Vous signez d'ailleurs l'ouvrage : Guy Savoy cuisine les écrivains du XVIᵉ siècle, avec Anne Martinetti. Grande complice depuis assez longtemps puisque vous avez déjà collaboré sur Autour de Stendhal. C'est une sélection d'auteurs gourmands. C'est vrai que les écrivains du XVIᵉ siècle étaient finalement les témoins de l'évolution de la cuisine. Et d'ailleurs, ils se sont nourris des termes de cuisine pour faire évoluer leur vocabulaire.

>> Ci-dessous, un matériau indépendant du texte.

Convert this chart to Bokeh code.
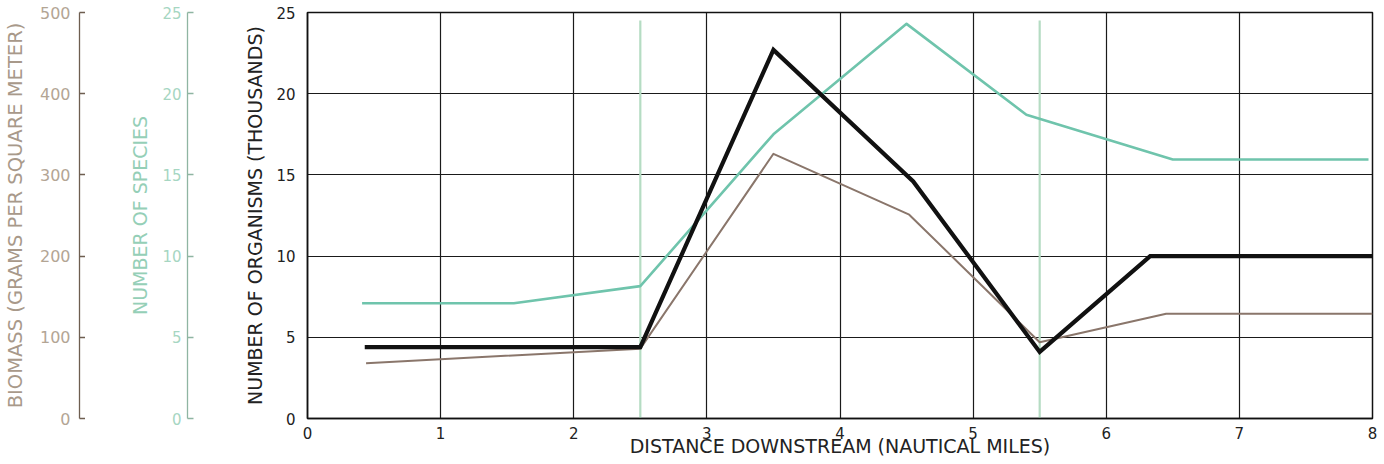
from bokeh.plotting import figure
from bokeh.layouts import row
from bokeh.models import Range1d, FixedTicker
from bokeh.embed import file_html
from bokeh.resources import INLINE

# ---- data ----
x_ticks = [0, 1, 2, 3, 4, 5, 6, 7, 8]
organism_ticks = [0, 5, 10, 15, 20, 25]
species_ticks = [0, 5, 10, 15, 20, 25]
biomass_ticks = [0, 100, 200, 300, 400, 500]

dist_organisms = [0.43, 2.5, 3.5, 4.55, 5.5, 6.33, 8.0]
organisms = [4.4, 4.4, 22.7, 14.6, 4.1, 10.0, 10.0]          # thousands

dist_species = [0.41, 1.55, 2.5, 3.5, 4.5, 5.4, 6.5, 7.97]
species = [7.1, 7.1, 8.15, 17.5, 24.3, 18.7, 15.95, 15.95]

dist_biomass = [0.44, 2.5, 3.5, 4.52, 5.5, 6.45, 8.0]
biomass = [68, 86, 326, 251, 94, 129, 129]                    # g per m^2

marker_x = [2.5, 5.5]
marker_bottom = [0, 0]
marker_top = [24.5, 24.5]

FONT = "DejaVu Sans"
H = 460
TOP = 12
BOTTOM = 42


def side_axis(width, border_left, rng, ticks, label, line_color, label_color,
              axis_label_color, tick_font, label_font, tick_standoff, standoff):
    f = figure(width=width, height=H, output_backend="svg", toolbar_location=None,
               x_range=Range1d(0, 1), y_range=Range1d(*rng),
               x_axis_location=None, y_axis_location="left",
               min_border_left=border_left, min_border_right=0,
               min_border_top=TOP, min_border_bottom=BOTTOM)
    f.outline_line_color = None
    f.grid.visible = False
    f.background_fill_color = None
    f.border_fill_color = None
    ax = f.yaxis[0]
    ax.ticker = FixedTicker(ticks=ticks)
    ax.axis_label = label
    ax.axis_label_text_font = FONT
    ax.axis_label_text_font_size = label_font
    ax.axis_label_text_font_style = "normal"
    ax.axis_label_text_color = axis_label_color
    ax.axis_label_standoff = standoff
    ax.major_label_text_font = FONT
    ax.major_label_text_font_size = tick_font
    ax.major_label_text_color = label_color
    ax.major_label_standoff = tick_standoff
    ax.axis_line_color = line_color
    ax.axis_line_width = 1.3
    ax.major_tick_line_color = line_color
    ax.major_tick_line_width = 1.3
    ax.major_tick_out = 0
    ax.major_tick_in = 6
    ax.minor_tick_line_color = None
    return f


fa = side_axis(85, 77, (0, 500), biomass_ticks, "BIOMASS (GRAMS PER SQUARE METER)",
               "#6e5e50", "#b3a594", "#a8998a", "16px", "19.5px", 9, 10)
fb = side_axis(110, 102, (0, 25), species_ticks, "NUMBER OF SPECIES",
               "#8fb5a2", "#a6d6c2", "#95cfb7", "15px", "19px", 6, 8)

p = figure(width=1189, height=H, output_backend="svg", toolbar_location=None,
           x_range=Range1d(0, 8), y_range=Range1d(0, 25),
           extra_y_ranges={"biomass": Range1d(0, 500), "species": Range1d(0, 25)},
           min_border_left=112, min_border_right=12,
           min_border_top=TOP, min_border_bottom=BOTTOM)
p.outline_line_color = "#111111"
p.outline_line_width = 1.5
p.background_fill_color = "white"
p.border_fill_color = None

p.xaxis.ticker = FixedTicker(ticks=x_ticks)
p.yaxis.ticker = FixedTicker(ticks=organism_ticks)
for g in (p.xgrid, p.ygrid):
    g.grid_line_color = "#1a1a1a"
    g.grid_line_width = 1.2

for ax in (p.xaxis[0], p.yaxis[0]):
    ax.axis_line_color = "#111111"
    ax.axis_line_width = 1.5
    ax.major_tick_line_color = None
    ax.minor_tick_line_color = None
    ax.major_label_text_font = FONT
    ax.major_label_text_font_size = "15px"
    ax.major_label_text_color = "#222222"
    ax.axis_label_text_font = FONT
    ax.axis_label_text_font_size = "19px"
    ax.axis_label_text_font_style = "normal"
    ax.axis_label_text_color = "#222222"

p.xaxis.axis_label = "DISTANCE DOWNSTREAM (NAUTICAL MILES)"
p.xaxis.major_label_standoff = 2
p.xaxis.axis_label_standoff = -7
p.yaxis.axis_label = "NUMBER OF ORGANISMS (THOUSANDS)"
p.yaxis.major_label_standoff = 6
p.yaxis.axis_label_standoff = 7

# pale green marker lines
p.segment(x0=marker_x, y0=marker_bottom, x1=marker_x, y1=marker_top,
          line_color="#b5dcc3", line_width=2.2)

# series
p.line(dist_species, species, y_range_name="species",
       line_color="#6fc4ac", line_width=2.6, line_join="round")
p.line(dist_biomass, biomass, y_range_name="biomass",
       line_color="#8a766b", line_width=2.0, line_join="round")
p.line(dist_organisms, organisms,
       line_color="#111111", line_width=4.2, line_join="miter")

layout = row(fa, fb, p, spacing=0)

open("out.html", "w").write(file_html(layout, INLINE))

Absolument. Ce n'est pas par hasard qu'on commence par le XVIᵉ siècle, parce qu'il se passe vraiment des choses qui sont un peu similaires à ce qui se passe chez nous. Il y a déjà de nouveaux produits qui arrivent comme la tomate, le maïs et puis on lit déjà que la viande est plutôt coûteuse. On s'aperçoit qu'au XVIᵉ siècle, ils avaient pratiquement les mêmes problèmes qu'à notre époque. Et là, c'est là qu'on commence vraiment à transmettre. C'est vrai qu'il y a des écrits, et c'est vrai que le vocabulaire de la langue française s'est enrichi à ce moment-là comme avec le mot rabelaisien 'gargantuesque'. Donc tout ça fait que cette collection démarre à cette époque. C'est un peu, je dirais en matière de cuisine et de gastronomie, ce que Les Demoiselles d'Avignon de Pablo Picasso ont été en peinture.

On a l'impression et on découvre d'ailleurs à quel point vous avez toujours les yeux qui brillent depuis que vous êtes tout petit finalement. On vous imagine dans la cuisine aux côtés de votre maman. C'est aussi ça votre force. C'est que si on prend une fleur et qu'on retire chaque pétale, on va voir à la folie, passionnément ?

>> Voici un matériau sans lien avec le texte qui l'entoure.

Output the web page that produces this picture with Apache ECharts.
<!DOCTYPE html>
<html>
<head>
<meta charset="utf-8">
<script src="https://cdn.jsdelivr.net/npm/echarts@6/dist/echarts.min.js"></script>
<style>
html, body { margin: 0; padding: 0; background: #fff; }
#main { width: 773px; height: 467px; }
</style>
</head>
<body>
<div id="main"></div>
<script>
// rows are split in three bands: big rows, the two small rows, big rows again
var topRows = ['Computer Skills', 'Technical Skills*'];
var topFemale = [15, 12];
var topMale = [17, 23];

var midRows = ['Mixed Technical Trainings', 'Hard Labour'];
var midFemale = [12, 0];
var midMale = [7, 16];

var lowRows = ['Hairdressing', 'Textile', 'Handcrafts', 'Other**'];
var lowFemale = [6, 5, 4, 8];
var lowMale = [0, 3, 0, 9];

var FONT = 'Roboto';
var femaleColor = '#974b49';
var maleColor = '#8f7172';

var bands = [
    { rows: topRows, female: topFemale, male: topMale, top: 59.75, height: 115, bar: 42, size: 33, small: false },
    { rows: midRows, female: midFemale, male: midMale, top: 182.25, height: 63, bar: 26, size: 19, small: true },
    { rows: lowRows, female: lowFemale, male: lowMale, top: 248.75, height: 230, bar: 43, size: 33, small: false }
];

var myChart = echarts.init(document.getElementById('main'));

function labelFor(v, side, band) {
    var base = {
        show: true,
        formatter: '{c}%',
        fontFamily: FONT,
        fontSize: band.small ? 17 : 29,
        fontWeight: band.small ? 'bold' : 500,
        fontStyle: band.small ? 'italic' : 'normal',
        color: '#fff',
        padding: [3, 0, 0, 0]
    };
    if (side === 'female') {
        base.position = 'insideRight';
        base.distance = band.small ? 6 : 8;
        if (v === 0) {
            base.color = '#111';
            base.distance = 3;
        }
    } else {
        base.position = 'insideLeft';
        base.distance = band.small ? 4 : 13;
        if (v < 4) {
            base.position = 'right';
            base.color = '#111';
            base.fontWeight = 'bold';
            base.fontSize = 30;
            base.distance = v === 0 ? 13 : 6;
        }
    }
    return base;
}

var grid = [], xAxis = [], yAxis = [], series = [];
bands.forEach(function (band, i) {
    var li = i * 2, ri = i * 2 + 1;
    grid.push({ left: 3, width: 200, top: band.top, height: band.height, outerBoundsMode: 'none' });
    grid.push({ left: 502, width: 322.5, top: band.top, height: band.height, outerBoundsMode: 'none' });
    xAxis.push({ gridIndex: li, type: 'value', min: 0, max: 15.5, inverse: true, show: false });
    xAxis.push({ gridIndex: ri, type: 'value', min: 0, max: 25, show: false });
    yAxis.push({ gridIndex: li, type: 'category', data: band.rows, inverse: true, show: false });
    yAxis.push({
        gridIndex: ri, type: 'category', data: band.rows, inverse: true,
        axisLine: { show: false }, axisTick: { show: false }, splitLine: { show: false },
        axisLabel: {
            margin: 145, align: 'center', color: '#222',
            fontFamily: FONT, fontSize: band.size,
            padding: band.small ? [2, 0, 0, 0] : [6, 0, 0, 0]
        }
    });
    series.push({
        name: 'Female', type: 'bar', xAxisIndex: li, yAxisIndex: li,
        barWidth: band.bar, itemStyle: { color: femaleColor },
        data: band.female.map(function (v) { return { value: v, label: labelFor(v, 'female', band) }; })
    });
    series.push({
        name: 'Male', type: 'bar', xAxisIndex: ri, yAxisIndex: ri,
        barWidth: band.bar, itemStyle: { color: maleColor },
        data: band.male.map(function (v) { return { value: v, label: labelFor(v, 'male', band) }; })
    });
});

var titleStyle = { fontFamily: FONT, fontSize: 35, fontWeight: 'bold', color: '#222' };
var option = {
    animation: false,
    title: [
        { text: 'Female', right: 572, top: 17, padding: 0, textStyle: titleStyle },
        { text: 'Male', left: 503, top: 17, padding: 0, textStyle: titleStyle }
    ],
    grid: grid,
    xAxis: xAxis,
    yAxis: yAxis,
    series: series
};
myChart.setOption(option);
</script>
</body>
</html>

Absolument. J'essaye toujours que ça s'arrête à passionnément, parce que je n'ai pas du tout envie de dire un jour : pas du tout. Et puis justement, si on revient à cette période du confinement, là, j'ai vraiment pris conscience de l'importance dans ma vie de toutes ces choses de la cuisine.

"Imaginez le matin, vous voyez arriver les produits. Vous en discutez avec vos équipes et puis après, de l'autre côté de la cloison, il y a des convives qui dégustent. On ne peut pas être plus dans le concret. On ne peut pas être plus dans l'humain. On ne peut pas être plus dans l'instantanéité."

Guy Savoy

à franceinfo

Que représentent ces trois étoiles, aujourd'hui ?

Mais c'est génial ! Je ne veux pas faire le blasé. Qu'est-ce que ça rajoute ? Eh bien à chaque échéance, chaque année, bien sûr, vous avez un peu de stress parce que quel que soit le titre, on a toujours envie de le défendre. Pas parce qu'on est compétiteur, parce qu'on bosse et qu'on a envie que le travail soit reconnu, tout simplement. Quand je dis le travail, c'est le travail des équipes, parce qu'aujourd'hui, on a heureusement une génération des 18-25 ans qui a vraiment envie de bosser. Moi, je le sens chez nous, dans notre métier. Ce sont des métiers qui se sont beaucoup assouplis, qui sont beaucoup moins difficiles qu'il y a quelques années. Mais moi, tant que j'aurai des jeunes comme ça qui ont envie de bosser, j'emploie le mot 'bosser' parce que travailler pour moi, ça ne suffit pas. Il faut dépasser ça. Donc je pense à bosser, je n'ai pas du tout envie d'arrêter. Ils m'apportent plus que je ne leur rapporte.